Welsh Assembly member: Rural mobile coverage has got worse
A Welsh politician has called for mobile operators to make more of an effort to tackle coverage issues in Mid Wales.
Russell George, Welsh Assembly Member for Mid Wales, wants to bring all network operators to the region to discuss ways that coverage can be improved after a spate of complaints from residents.
Mr George, who also chairs the National Assembly's cross party group on digital communications, plans to hold a series of meetings with operators this autumn.
He said: “I think it's important to bring all the network operators to Mid Wales so that they can hear directly from community leaders about the day-to-day difficulties which residents experience when trying to make a simple phone call or send a text message.
“In recent years, we have heard a lot about the launch of new 4G services and new network sharing agreements between the operators, which are supposed to have improved coverage and speeds. But the reality in some rural areas is that mobile coverage has actually got worse.”
He said frustrated residents from both urban and rural areas in his constituency had contacted him, asking him to press for an improvement in coverage.
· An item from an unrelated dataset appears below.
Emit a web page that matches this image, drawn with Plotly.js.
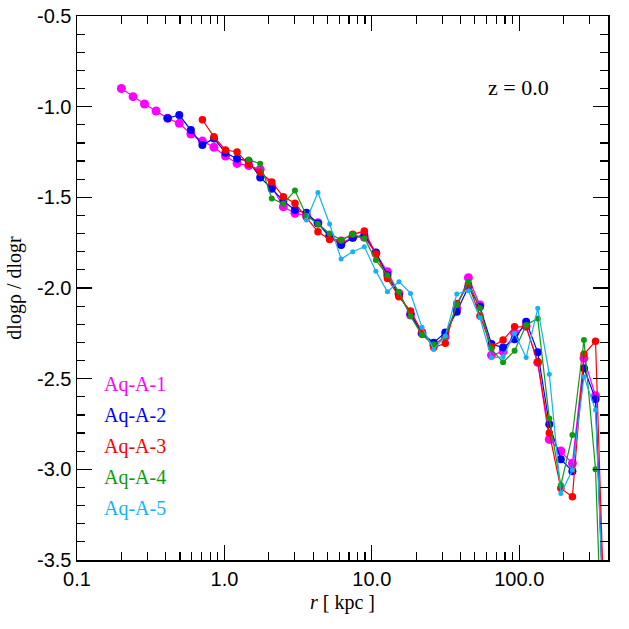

Mr George said that in his view, mandatory roaming and compulsory sharing of mobile infrastructure are the “two most practical solutions” to resolve the issue.
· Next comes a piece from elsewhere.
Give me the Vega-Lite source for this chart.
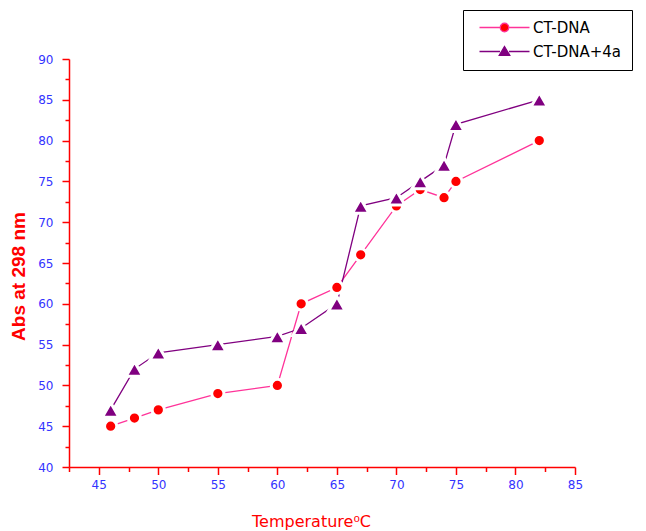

“However, in addition to these measures, I will also be looking to Ofcom and government to remove any barriers which are preventing the development of mobile infrastructure in Mid Wales,” he added.
The issue of mobile coverage in Wales was raised earlier this month when Welsh MP Hywel Williams launched a survey to collect his Arfon constituents’ views on the issue so he could present them to operators.
'Weak or unreliable'
Mr Williams (Plaid Cymru – Arfon) launched an online survey asking the people of his north Wales constituency for feedback on the quality of mobile networks and the availability of 3G and 4G in the area.
He said: “It’s clear some areas of Arfon face weak or unreliable mobile signal service, particularly in rural parts of the constituency.
“I’m hoping the feedback will help our case for an improved service.
“I aim to submit a strong representation to these companies, urging them to give a firm commitment to upgrading Arfon to the same standard as the rest of the county.”
The UK’s four mobile network operators have agreed to provide voice and text coverage across 90% of the country by the end of 2017.
The deal with the government saw EE, O2, Three and Vodafone agree to invest £5bn to improve mobile coverage.
It is hoped to cut the number of ‘not-spots’ – areas with no mobile coverage – by two thirds and the number of ‘partial not-spots’ – areas not served by all four networks – by half.